« Être à distance », le nouveau roman de la romancière chilienne Carla Guelfenbein

Actes Sud nous propose en ce début d’année la traduction du dernier roman de Carla Guelfenbein, Être à distance, où deux jeunes personnages font connaissance au chevet d’une vieille écrivaine octogénaire plongée dans le coma à la suite d’une chute, sans doute accidentelle, dans son escalier. À ce duo va s’agréger un vieux poète mondialement connu, Chilien vivant à Paris et, semble-t-il, très intime dans le passé avec la romancière. Peu à peu le lecteur découvre les failles, les secrets, les zones d’ombre et les expériences douloureuses de chacun dans un récit bien mené et palpitant.

Au centre du roman apparaît Vera Sigall, « l’écrivaine culte » âgée de 80 ans, plongée dans un coma artificiel à l’hôpital, à la suite d’une mauvaise chute dans l’escalier intérieur de sa maison. Elle a été trouvée par Daniel, son voisin et ami, architecte proche de la quarantaine. C’est un homme idéaliste, rêveur, marié à une jeune femme pragmatique et ambitieuse, Gracia, qui lui reproche son inaction : il a gagné en effet un marché public pour construire un musée mais il attend depuis plus d’un an la réalisation de ce projet visiblement enterré dans un bureau. Elle lui reproche également son intimité avec la vieille dame et ses journées passées en compagnie de Vera, à ne rien entreprendre.

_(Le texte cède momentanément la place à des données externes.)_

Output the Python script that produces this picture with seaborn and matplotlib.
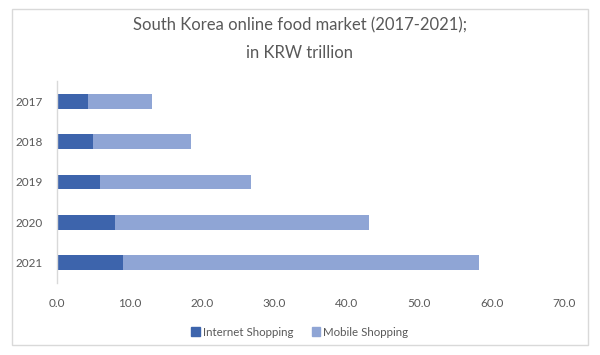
import matplotlib
matplotlib.use("Agg")
import matplotlib.pyplot as plt
from matplotlib.patches import Rectangle, Patch
import seaborn as sns
import pandas as pd

# data (KRW trillion)
years = ["2017", "2018", "2019", "2020", "2021"]
internet_shopping = [4.3, 5.0, 5.9, 8.0, 9.1]
mobile_shopping = [8.8, 13.5, 20.9, 35.1, 49.2]
x_ticks = [0, 10, 20, 30, 40, 50, 60, 70]

dark_blue = "#3d64ac"
light_blue = "#8fa5d5"
text_grey = "#595959"
line_grey = "#d9d9d9"

df = pd.DataFrame({
    "Year": years,
    "Internet Shopping": internet_shopping,
    "Mobile Shopping": mobile_shopping,
})
df["Total"] = df["Internet Shopping"] + df["Mobile Shopping"]

sns.set_theme(style="white")
plt.rcParams["font.family"] = ["Lato", "DejaVu Sans"]

fig = plt.figure(figsize=(6, 3.55), dpi=100)
ax = fig.add_axes([57 / 600, 1 - 283 / 355, (564 - 57) / 600, 202 / 355])

# stacked bars: total (mobile colour) underneath, internet on top
sns.barplot(data=df, x="Total", y="Year", order=years, color=light_blue,
            width=0.37, saturation=1, orient="h", linewidth=0, ax=ax)
sns.barplot(data=df, x="Internet Shopping", y="Year", order=years,
            color=dark_blue, width=0.37, saturation=1, orient="h",
            linewidth=0, ax=ax)

ax.set_xlim(0, 70)
ax.set_xticks(x_ticks)
ax.set_xticklabels([f"{t:.1f}" for t in x_ticks])
ax.set_xlabel("")
ax.set_ylabel("")
ax.tick_params(axis="both", length=0, colors=text_grey, labelsize=8.5)
ax.tick_params(axis="x", pad=11)
ax.tick_params(axis="y", pad=10)
for side in ["top", "right", "bottom"]:
    ax.spines[side].set_visible(False)
ax.spines["left"].set_color(line_grey)
ax.spines["left"].set_linewidth(1)
ax.grid(False)

fig.text(0.5, 1 - 25 / 355, "South Korea online food market (2017-2021);",
         ha="center", va="center", fontsize=12, color=text_grey)
fig.text(0.5, 1 - 53 / 355, "in KRW trillion",
         ha="center", va="center", fontsize=12, color=text_grey)

handles = [Patch(color=dark_blue, label="Internet Shopping"),
           Patch(color=light_blue, label="Mobile Shopping")]
leg = fig.legend(handles=handles, loc="center", bbox_to_anchor=(0.5, 1 - 332 / 355),
                 ncol=2, frameon=False, fontsize=8.3, handlelength=0.7,
                 handleheight=0.7, handletextpad=0.3, columnspacing=1.6)
for t in leg.get_texts():
    t.set_color(text_grey)

# chart border
fig.patches.append(Rectangle((12 / 600, 1 - 345 / 355), 576 / 600, 336 / 355,
                             transform=fig.transFigure, fill=False,
                             edgecolor=line_grey, linewidth=1))

fig.savefig("out.png", dpi=100, facecolor="white")
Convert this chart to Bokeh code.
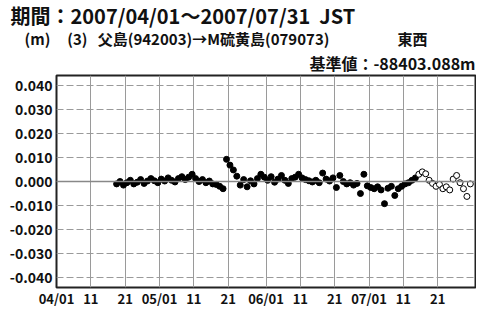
import pandas as pd
from bokeh.plotting import figure
from bokeh.models import Range1d, FixedTicker, NumeralTickFormatter, Span, Title
from bokeh.embed import file_html
from bokeh.resources import INLINE

# ---- data ----
period_start = "2007-04-01"
period_end = "2007-08-01"

tick_dates = ["2007-04-01", "2007-04-11", "2007-04-21", "2007-05-01", "2007-05-11", "2007-05-21",
              "2007-06-01", "2007-06-11", "2007-06-21", "2007-07-01", "2007-07-11", "2007-07-21"]
tick_labels = ["04/01", "11", "21", "05/01", "11", "21", "06/01", "11", "21", "07/01", "11", "21"]
y_ticks = [-0.04, -0.03, -0.02, -0.01, 0.0, 0.01, 0.02, 0.03, 0.04]

# final solution (filled circles), daily from 2007-04-18
final_first_day = "2007-04-18"
final_values = [
    -0.0010, 0.0000, -0.0015, -0.0005, 0.0005, -0.0010, -0.0003, 0.0008, -0.0008, 0.0002,
    0.0012, 0.0003, -0.0005, 0.0010, 0.0002, 0.0015, 0.0005, -0.0002, 0.0012, 0.0020,
    0.0008, 0.0018, 0.0030, 0.0012, 0.0000, 0.0008, -0.0005, 0.0002, -0.0010, -0.0012,
    -0.0020, -0.0030, 0.0092, 0.0068, 0.0048, 0.0022, -0.0015, 0.0008, -0.0022, 0.0003,
    -0.0010, 0.0012, 0.0030, 0.0018, 0.0005, 0.0020, -0.0003, 0.0010, 0.0025, 0.0005,
    -0.0008, 0.0012, 0.0018, 0.0030, 0.0015, 0.0008, 0.0003, -0.0002, 0.0005, -0.0005,
    0.0035, 0.0010, 0.0002, 0.0015, -0.0025, 0.0025, 0.0000, -0.0010, -0.0005, -0.0015,
    -0.0008, -0.0050, 0.0030, -0.0018, -0.0025, -0.0030, -0.0022, -0.0035, -0.0092, -0.0028,
    -0.0020, -0.0058, -0.0030, -0.0020, -0.0010, -0.0005, 0.0005, 0.0015,
]
# rapid solution (open circles), daily from 2007-07-15
rapid_first_day = "2007-07-15"
rapid_values = [
    0.0030, 0.0040, 0.0032, 0.0005, -0.0008, -0.0020, -0.0012, -0.0030, -0.0022, -0.0035,
    0.0010, 0.0025, -0.0005, -0.0030, -0.0062, -0.0010,
]

NB = "\u00a0"
title_text = "期間：2007/04/01～2007/07/31" + NB * 2 + "JST"
route_text = "(m)" + NB * 5 + "(3)" + NB * 3 + "父島(942003)→M硫黄島(079073)" + NB * 20 + "東西"
base_text = "基準値：-88403.088m"

# ---- derived ----
t0 = pd.Timestamp(period_start)
def day_offset(dates):
    return [(d - t0).days + 0.5 for d in dates]

final_x = day_offset(pd.date_range(final_first_day, periods=len(final_values)))
rapid_x = day_offset(pd.date_range(rapid_first_day, periods=len(rapid_values)))
tick_x = [(pd.Timestamp(d) - t0).days for d in tick_dates]
x_end = (pd.Timestamp(period_end) - t0).days

FONT = "Noto Sans CJK JP"

p = figure(width=476, height=310, output_backend="svg", toolbar_location=None,
           x_range=Range1d(0, x_end), y_range=Range1d(-0.044, 0.044),
           min_border_left=56, min_border_right=1, min_border_top=0, min_border_bottom=0)
p.background_fill_color = "white"
p.border_fill_color = "white"
p.outline_line_color = "#222222"
p.outline_line_width = 2

p.xaxis.ticker = FixedTicker(ticks=tick_x)
p.xaxis.major_label_overrides = {k: v for k, v in zip(tick_x, tick_labels)}
p.yaxis.ticker = FixedTicker(ticks=y_ticks)
p.yaxis.formatter = NumeralTickFormatter(format="0.000")
for ax in (p.xaxis, p.yaxis):
    ax.axis_line_color = None
    ax.major_tick_line_color = None
    ax.minor_tick_line_color = None
    ax.major_tick_out = 0
    ax.major_tick_in = 0
    ax.minor_tick_out = 0
    ax.minor_tick_in = 0
    ax.major_label_text_font = FONT
    ax.major_label_text_font_style = "bold"
    ax.major_label_text_color = "#111111"
p.yaxis.major_label_text_font_size = "14px"
p.yaxis.major_label_standoff = 4
p.xaxis.major_label_text_font_size = "13px"
p.xaxis.major_label_standoff = 1

p.xgrid.grid_line_color = "#9a9a9a"
p.xgrid.grid_line_width = 1
p.ygrid.grid_line_color = "#9a9a9a"
p.ygrid.grid_line_width = 1
p.ygrid.grid_line_dash = "7 3"

p.add_layout(Span(location=0, dimension="width", line_color="#888888", line_width=1.5))

p.scatter(final_x, final_values, size=6, marker="circle", fill_color="black", line_color="black")
p.scatter(rapid_x, rapid_values, size=6, marker="circle", fill_color="white", line_color="black", line_width=1)

def title(text, size, align="left", offset=0, standoff=0):
    p.add_layout(Title(text=text, text_font=FONT, text_font_style="bold", text_font_size=size,
                       align=align, offset=offset, standoff=standoff, text_color="#111111"), "above")

# added from nearest the frame outward
title(base_text, "16px", align="right", offset=0, standoff=2)
title(route_text, "15px", align="left", offset=-32, standoff=-3)
title(title_text, "20px", align="left", offset=-46, standoff=-4)

open("out.html", "w").write(file_html(p, INLINE))
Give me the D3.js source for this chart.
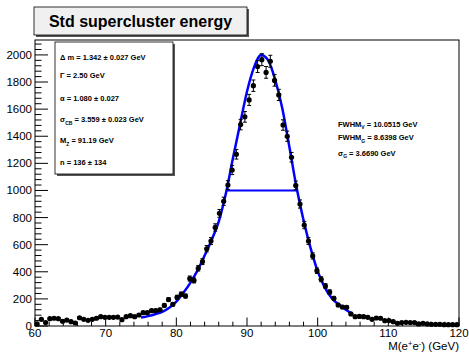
<!DOCTYPE html>
<html>
<head>
<meta charset="utf-8">
<script src="https://cdn.jsdelivr.net/npm/d3@7"></script>
<style>
  body { margin: 0; background: #fff; }
  text { font-family: "Liberation Sans", Arial, Helvetica, sans-serif; }
</style>
</head>
<body>
<div id="chart"></div>
<script>
// histogram: 100 bins of 0.6 GeV from 60 to 120
const binLow = 60;
const binWidth = 0.6;
const counts = [
  15, 49, 25, 54, 57, 54, 35, 44, 32, 22,
  61, 49, 42, 49, 57, 69, 64, 64, 64, 66,
  47, 69, 76, 69, 81, 98, 98, 113, 113, 120,
  152, 195, 160, 212, 235, 221, 350, 336, 426, 475,
  570, 627, 727, 831, 920, 1040, 1151, 1267, 1486, 1543,
  1668, 1773, 1914, 1965, 1871, 1953, 1812, 1705, 1483, 1400,
  1245, 1037, 900, 745, 627, 517, 408, 345, 295, 251,
  204, 155, 140, 138, 89, 69, 71, 69, 64, 49,
  59, 57, 39, 40, 32, 20, 25, 27, 25, 25,
  15, 20, 15, 12, 12, 12, 10, 10, 10, 10
];

// fitted curve
const fitMass = [75, 76, 77, 78, 79, 80, 81, 82, 83, 84, 85, 86, 87, 88, 89, 90,
  91, 92, 93, 94, 95, 96, 97, 98, 99, 100, 101, 102, 103, 104, 105];
const fitValue = [62, 73, 87, 105, 135, 180, 245, 320, 410, 520, 635, 770, 975, 1235, 1485, 1730,
  1910, 2000, 1960, 1815, 1605, 1320, 1025, 780, 575, 405, 285, 205, 158, 120, 85];

// half-maximum segment
const fwhmMass = [87.1, 97.1];
const fwhmLevel = 1000;

const xTicks = [60, 70, 80, 90, 100, 110, 120];
const yTicks = [0, 200, 400, 600, 800, 1000, 1200, 1400, 1600, 1800, 2000];

const statLines = [
  ["Δ m = 1.342 ± 0.027 GeV"],
  ["Γ = 2.50 GeV"],
  ["α = 1.080 ± 0.027"],
  ["σ", "CB", " = 3.559 ± 0.023 GeV"],
  ["M", "Z", " = 91.19 GeV"],
  ["n = 136 ± 134"]
];
const widthLines = [
  ["FWHM", "V", " = 10.0515 GeV"],
  ["FWHM", "G", " = 8.6398 GeV"],
  ["σ", "G", " = 3.6690 GeV"]
];

const width = 469, height = 353;
const frame = { left: 35, right: 459, top: 40, bottom: 326 };

const svg = d3.select("#chart").append("svg")
  .attr("width", width)
  .attr("height", height);

const x = d3.scaleLinear().domain([60, 120]).range([frame.left, frame.right]);
const y = d3.scaleLinear().domain([0, 2110]).range([frame.bottom, frame.top]);

// frame
svg.append("rect")
  .attr("x", frame.left).attr("y", frame.top)
  .attr("width", frame.right - frame.left).attr("height", frame.bottom - frame.top)
  .attr("fill", "none").attr("stroke", "#000").attr("stroke-width", 1);

// x axis ticks (inside)
const xMinor = d3.range(60, 120.01, 2);
svg.append("g").selectAll("line").data(xMinor).join("line")
  .attr("x1", d => x(d)).attr("x2", d => x(d))
  .attr("y1", frame.bottom)
  .attr("y2", d => frame.bottom - (d % 10 === 0 ? 8.5 : 4.3))
  .attr("stroke", "#000");
svg.append("g").selectAll("text").data(xTicks).join("text")
  .attr("x", d => x(d)).attr("y", 337)
  .attr("text-anchor", "middle")
  .attr("font-size", 11.5)
  .text(d => d);

// y axis ticks (inside)
const yMinor = d3.range(0, 2110, 40);
svg.append("g").selectAll("line").data(yMinor).join("line")
  .attr("y1", d => y(d)).attr("y2", d => y(d))
  .attr("x1", frame.left)
  .attr("x2", d => frame.left + (d % 200 === 0 ? 13 : 6.5))
  .attr("stroke", "#000");
svg.append("g").selectAll("text").data(yTicks).join("text")
  .attr("x", 32).attr("y", d => y(d) + 4)
  .attr("text-anchor", "end")
  .attr("font-size", 11.5)
  .text(d => d);

// x axis title
const xt = svg.append("text")
  .attr("x", frame.right).attr("y", 350)
  .attr("text-anchor", "end")
  .attr("font-size", 11.5);
xt.append("tspan").text("M(e");
xt.append("tspan").attr("dy", -4).attr("font-size", 7.5).text("+");
xt.append("tspan").attr("dy", 4).text("e");
xt.append("tspan").attr("dy", -4).attr("font-size", 7.5).text("-");
xt.append("tspan").attr("dy", 4).text(") (GeV)");

// fit curve
const line = d3.line()
  .x((d, i) => x(fitMass[i]))
  .y(d => y(d))
  .curve(d3.curveMonotoneX);
svg.append("path")
  .datum(fitValue)
  .attr("fill", "none")
  .attr("stroke", "#0000ff")
  .attr("stroke-width", 2.5)
  .attr("d", line);

svg.append("line")
  .attr("x1", x(fwhmMass[0])).attr("x2", x(fwhmMass[1]))
  .attr("y1", y(fwhmLevel)).attr("y2", y(fwhmLevel))
  .attr("stroke", "#0000ff").attr("stroke-width", 2);

// data points with poisson errors
const pts = counts.map((c, i) => ({ m: binLow + binWidth * (i + 0.5), c: c, e: Math.sqrt(c) }));
const g = svg.append("g");
pts.forEach(p => {
  const px = x(p.m);
  const y0 = y(p.c - p.e), y1 = y(p.c + p.e);
  g.append("line").attr("x1", px).attr("x2", px).attr("y1", y0).attr("y2", y1)
    .attr("stroke", "#000").attr("stroke-width", 1);
  [y0, y1].forEach(yy => g.append("line")
    .attr("x1", px - 2).attr("x2", px + 2).attr("y1", yy).attr("y2", yy)
    .attr("stroke", "#000").attr("stroke-width", 1));
});
g.selectAll("circle").data(pts).join("circle")
  .attr("cx", d => x(d.m)).attr("cy", d => y(Math.max(d.c, 0)))
  .attr("r", 2.6)
  .attr("fill", "#000");

// title pave
svg.append("rect").attr("x", 36).attr("y", 9).attr("width", 213).attr("height", 28).attr("fill", "#555");
svg.append("rect").attr("x", 34).attr("y", 7).attr("width", 213).attr("height", 28)
  .attr("fill", "#f0f0f0").attr("stroke", "#000").attr("stroke-width", 0.8);
svg.append("text")
  .attr("x", 140.5).attr("y", 27)
  .attr("text-anchor", "middle")
  .attr("font-size", 16).attr("font-weight", "bold")
  .text("Std supercluster energy");

// stats pave
svg.append("rect").attr("x", 57).attr("y", 44).attr("width", 118).attr("height", 132).attr("fill", "#555");
svg.append("rect").attr("x", 55).attr("y", 42).attr("width", 118).attr("height", 132)
  .attr("fill", "#fff").attr("stroke", "#000").attr("stroke-width", 0.8);

function drawLines(parts, x0, baselines) {
  parts.forEach((p, i) => {
    const t = svg.append("text")
      .attr("x", x0).attr("y", baselines[i])
      .attr("font-size", 7.5).attr("font-weight", "bold");
    if (p.length === 1) {
      t.text(p[0]);
    } else {
      t.append("tspan").text(p[0]);
      t.append("tspan").attr("dy", 2.5).attr("font-size", 5).text(p[1]);
      t.append("tspan").attr("dy", -2.5).text(p[2]);
    }
  });
}
drawLines(statLines, 60, [59.5, 78, 100.5, 122, 143, 165]);
drawLines(widthLines, 338, [126.5, 140, 155.5]);
</script>
</body>
</html>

Daniel, depuis l’accident, demeure à la clinique presque tous les jours, entre la salle d’attente et la chambre où repose la romancière, lui parlant pendant des heures. C’est là qu’il fait la connaissance d’une étrange jeune fille nommée Emilia, franco-chilienne arrivée de France pour finir sa thèse sur l’œuvre de Vera. Elle souffre d’un trouble psychosomatique handicapant, et ne supporte aucun contact physique. Cependant elle va peu à peu tisser avec Daniel des liens de plus en plus forts qui finiront par bouleverser totalement leur destin. Mêlé à ces deux voix, chapitre après chapitre, s’intercale le récit, confession à la première personne, d’Horatio Infante, poète de 84 ans vivant ses dernières années à Paris. Il explique sa rencontre dans les années cinquante avec Vera, le lent développement de leur relation amoureuse puis la fin de leur passion, le tout mêlé aux affres de la création.

Il est très intéressant de voir comment, malgré les zones d’ombre et les mystères qui entourent son passé, Vera, femme farouchement libre, va découvrir sa vocation pour le journalisme, puis pour l’écriture littéraire et s’imposer dans le monde des auteurs. De même Daniel osera aller jusqu’au bout de son rêve de restaurant et Emilia trouvera la force d’affronter ses démons et de donner un sens à sa vie.

Le grand perdant, alors qu’il possédait tout, conquêtes, gloire et reconnaissance mondiale, c’est Horatio, dominé et obsédé toute sa vie par Vera. D’une plume sûre et délicate, l’auteure par petites touches tisse la trame d’une histoire émouvante, parfois douloureuse, reconstitue le passé et la psychologie de ce couple d’écrivains entraînés dans une relation empoisonnée de dominant-dominé, elle ne nous ménage pas en surprises et en rebondissements.  Elle construit également un récit intéressant et moderne autour de Daniel et Emilia, de leurs difficultés à vivre et à trouver leur vrai moi, et nous réserve une révélation finale assez surprenante. Tout se fera grâce à Vera, absente et muette sur son lit d’hôpital et pourtant encore si forte, figure centrale voire « deus ex machina » de ce livre.

Voilà donc un beau roman, facile à lire, plein d’émotion et de sensibilité, très différent du précédent,  Nager nues (paru chez Actes Sud en 2013) qui évoquait les heures noires de la dictature chilienne, livre plus reposant en ce début d’année mais toujours aussi bien écrit et maîtrisé.

Louise LAURENT

Être à distancede Carla Guelfenbein, traduit de l’espagnol (Chili) par Claude Bleton, Actes Sud, 320 p., 22,50 euros.

Carla Guelfenbein est née en 1959 à Santiago du Chili. À l’aube de ses 20 ans, à la suite du coup d’État militaire du général Pinochet, elle fuit le pays avec ses parents pour s’installer en Angleterre où elle étudie la biologie et le dessin. Onze ans plus tard, elle se réinstalle au Chili et travaille dans plusieurs agences de publicité avant de devenir rédactrice en chef pour la revue Elle. Passionnée par l’écriture, elle publie son premier roman intitulé El revés del alma en 2001 reçu comme un best-seller. S’en suivent quatre autres romans : Ma femme de ta vie (2007), Le reste est silence (2009), Nager nues (2013), et enfin Être à distance (2017).